La Cina è una grande potenza anche dal punto di vista dell’innovazione. Se si considera il numero di ricercatori, per ogni milione di cinesi, nel Paese ce ne sono 1.307, secondo l’Unesco (dato del 2018). Un numero significativo ma decisamente inferiore, ad esempio, a quello di Stati Uniti (4.412), Germania (5.512), e Giappone (5.531).
Dato il miliardo e quattrocento milioni di cinesi, tuttavia, la massa di ricercatori in Cina è enorme. Anche la spesa in ricerca e sviluppo di Pechino è su livelli ragguardevoli: il 2,1 per cento del Pil a fronte del 2,8 statunitense.
E il risultato è sotto gli occhi di tutti: il numero di brevetti registrati è stato pari ad esempio nel 2020 a 1 milione e 340 mila contro i 269.586 degli Usa, secondo la World Intellectual Property Organization (Wipo).
Se dal punto di vista quantitativo Pechino sembra avviata verso un successo garantito, cosa suggerisce l’analisi qualitativa? Secondo alcuni, la maggior parte dei brevetti cinesi non è motivata e sostenuta da innovazioni ma dalla necessità di ottenere finanziamenti dal governo, promozioni e per migliorare la reputazione di singoli o di istituti.
Non è probabilmente un caso che solo il 6,3 per cento dei brevetti cinesi sia depositato all’estero, quota che invece è del 45,3 per gli Stati Uniti e del 58,8 per la Germania.

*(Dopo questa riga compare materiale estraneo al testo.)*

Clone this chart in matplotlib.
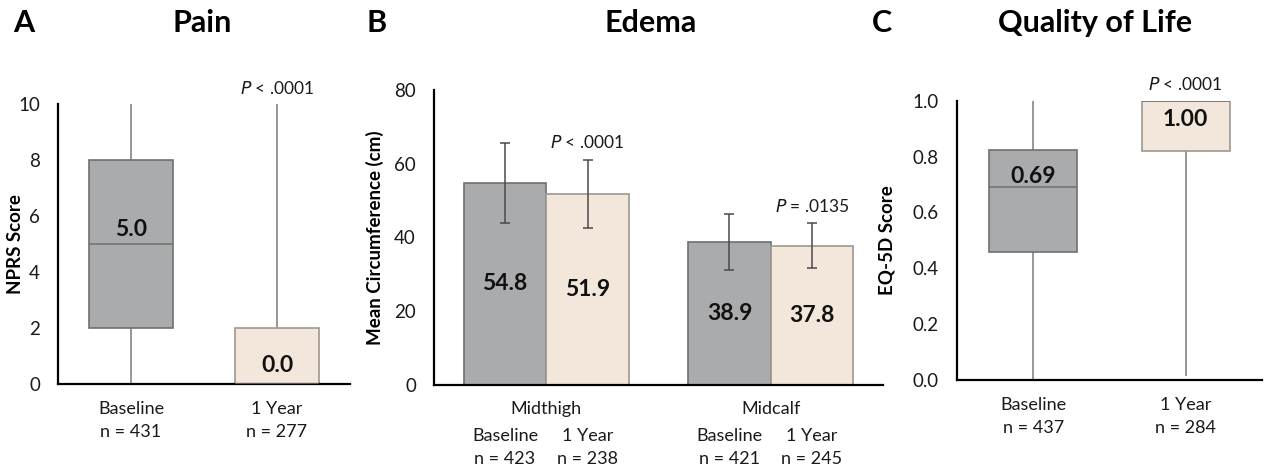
import numpy as np
import matplotlib.pyplot as plt

plt.rcParams['font.family'] = ['Lato', 'DejaVu Sans']

# Panel A: pain (NPRS), box summaries
pain_groups = ["Baseline", "1 Year"]
pain_n = [431, 277]
pain_min = [0, 2]
pain_q1 = [2, 0]
pain_med = [5.0, 0.0]
pain_q3 = [8, 2]
pain_max = [10, 10]

# Panel B: edema, mean circumference with SD
edema_sites = ["Midthigh", "Midcalf"]
edema_groups = ["Baseline", "1 Year"]
edema_n = [[423, 238], [421, 245]]
edema_mean = [[54.8, 51.9], [38.9, 37.8]]
edema_sd = [[10.8, 9.2], [7.6, 6.0]]
edema_p = ["$P$ < .0001", "$P$ = .0135"]

# Panel C: quality of life (EQ-5D), box summaries
qol_groups = ["Baseline", "1 Year"]
qol_n = [437, 284]
qol_min = [0.0, 0.015]
qol_q1 = [0.457, 0.82]
qol_med = [0.69, 1.00]
qol_q3 = [0.822, 1.0]
qol_max = [1.0, 1.0]

GRAY = "#aaabad"
GRAY_EDGE = "#6f6f6f"
BEIGE = "#f3e6da"
BEIGE_EDGE = "#9c9791"
TXT = "#1a1a1a"
fills = [GRAY, BEIGE]
edges = [GRAY_EDGE, BEIGE_EDGE]

fig = plt.figure(figsize=(12.64, 4.68), dpi=100)


def style_axes(ax):
    for s in ["top", "right"]:
        ax.spines[s].set_visible(False)
    for s in ["left", "bottom"]:
        ax.spines[s].set_linewidth(1.6)
        ax.spines[s].set_color("black")
    ax.tick_params(axis="y", length=0, labelsize=13.5, pad=13, colors=TXT)
    ax.tick_params(axis="x", length=0)
    ax.set_xticks([])


def under_label(ax, x, text, dy):
    ax.annotate(text, xy=(x, 0), xycoords=ax.get_xaxis_transform(),
                xytext=(0, -dy), textcoords="offset pixels",
                ha="center", va="center", fontsize=13, color=TXT)


def box_panel(ax, groups, n, lo, q1, med, q3, hi, fmt, label_off, p_text):
    width = 0.575
    for i in range(len(groups)):
        x = 0.5 + i
        bottom = min(q1[i], q3[i])
        top = max(q1[i], q3[i])
        ax.vlines(x, lo[i], bottom, color="#7a7a7a", lw=1.1, zorder=1)
        ax.vlines(x, top, hi[i], color="#7a7a7a", lw=1.1, zorder=1)
        ax.bar(x, top - bottom, bottom=bottom, width=width, color=fills[i],
               edgecolor=edges[i], linewidth=1.2, zorder=2)
        ax.hlines(med[i], x - width / 2, x + width / 2, color=GRAY_EDGE,
                  lw=1.1, zorder=3)
        ax.annotate(fmt.format(med[i]), xy=(x, med[i]), xytext=(0, label_off[i]),
                    textcoords="offset pixels", ha="center", va="center",
                    fontsize=16.5, fontweight="bold", color="#111111", zorder=4)
        under_label(ax, x, groups[i], 25)
        under_label(ax, x, "n = %d" % n[i], 48)
    ax.annotate(p_text, xy=(1.5, max(hi)), xytext=(0, 16),
                textcoords="offset pixels", ha="center", va="center",
                fontsize=12.5, color=TXT)
    ax.set_xlim(0, 2)


# ---- A
axA = fig.add_axes([58 / 1264, 1 - 384 / 468, 292 / 1264, 280 / 468])
style_axes(axA)
box_panel(axA, pain_groups, pain_n, pain_min, pain_q1, pain_med, pain_q3,
          pain_max, "{:.1f}", [14, 18], "$P$ < .0001")
axA.set_ylim(0, 10)
axA.set_yticks([0, 2, 4, 6, 8, 10])
axA.set_ylabel("NPRS Score", fontsize=13.5, fontweight="bold")
axA.yaxis.set_label_coords(-0.116, 0.5)

# ---- B
axB = fig.add_axes([434 / 1264, 1 - 385 / 468, 449 / 1264, 295 / 468])
style_axes(axB)
bw = 0.735
for s in range(len(edema_sites)):
    c = 1 + 2 * s
    for g in range(len(edema_groups)):
        x = c + (g - 0.5) * bw
        axB.bar(x, edema_mean[s][g], width=bw, color=fills[g],
                edgecolor=edges[g], linewidth=1.2, zorder=2)
        axB.errorbar(x, edema_mean[s][g], yerr=edema_sd[s][g], fmt="none",
                     ecolor="#4a4a4a", elinewidth=1.1, capsize=3.5,
                     capthick=1.1, zorder=3)
        axB.text(x, edema_mean[s][g] / 2, "%.1f" % edema_mean[s][g],
                 ha="center", va="center", fontsize=16.5, fontweight="bold",
                 color="#111111", zorder=4)
        under_label(axB, x, edema_groups[g], 51)
        under_label(axB, x, "n = %d" % edema_n[s][g], 74)
    under_label(axB, c, edema_sites[s], 24)
    xp = c + 0.5 * bw
    top = edema_mean[s][1] + edema_sd[s][1]
    axB.annotate(edema_p[s], xy=(xp, top), xytext=(0, 17),
                 textcoords="offset pixels", ha="center", va="center",
                 fontsize=12.5, color=TXT)
axB.set_xlim(0, 4)
axB.set_ylim(0, 80)
axB.set_yticks([0, 20, 40, 60, 80])
axB.set_ylabel("Mean Circumference (cm)", fontsize=13.5, fontweight="bold")
axB.yaxis.set_label_coords(-0.111, 0.5)

# ---- C
axC = fig.add_axes([957 / 1264, 1 - 380 / 468, 305 / 1264, 279.3 / 468])
style_axes(axC)
box_panel(axC, qol_groups, qol_n, qol_min, qol_q1, qol_med, qol_q3,
          qol_max, "{:.2f}", [11, -19], "$P$ < .0001")
axC.set_ylim(0, 1.0)
axC.set_yticks([0, 0.2, 0.4, 0.6, 0.8, 1.0])
axC.set_yticklabels(["0.0", "0.2", "0.4", "0.6", "0.8", "1.0"])
axC.set_ylabel("EQ-5D Score", fontsize=13.5, fontweight="bold")
axC.yaxis.set_label_coords(-0.203, 0.5)

# titles and panel letters
for letter, lx, title, tx in [("A", 24, "Pain", 202), ("B", 377, "Edema", 651),
                              ("C", 882, "Quality of Life", 1095)]:
    fig.text(lx / 1264, 1 - 23 / 468, letter, ha="center", va="center",
             fontsize=22, fontweight="bold")
    fig.text(tx / 1264, 1 - 23 / 468, title, ha="center", va="center",
             fontsize=22, fontweight="bold")

fig.savefig("out.png", dpi=100)
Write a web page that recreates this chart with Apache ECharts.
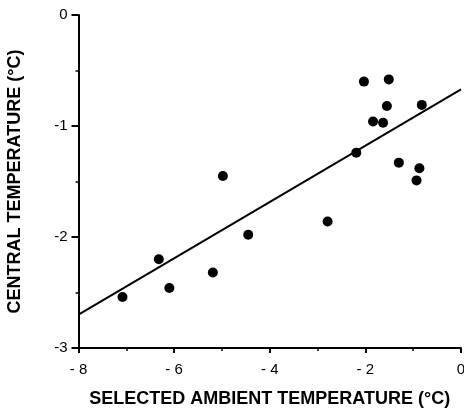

Wipo fa ricorso a un ‘grant ratio’ per certificare la qualità dei brevetti presentati: nel 2019, per quelli cinesi era al 30 per cento contro il 59,4 degli americani, il 59 dei tedeschi, il 52 dei canadesi, il 57 dei sudcoreani, e il 52 dei britannici.
Pechino sembra, insomma, puntare più alla quantità che alla qualità. Infatti, i brevetti originati in università diventano utili all’industria cinese per il 3,7 per cento contro il 45,2 di quelli sviluppati nelle imprese.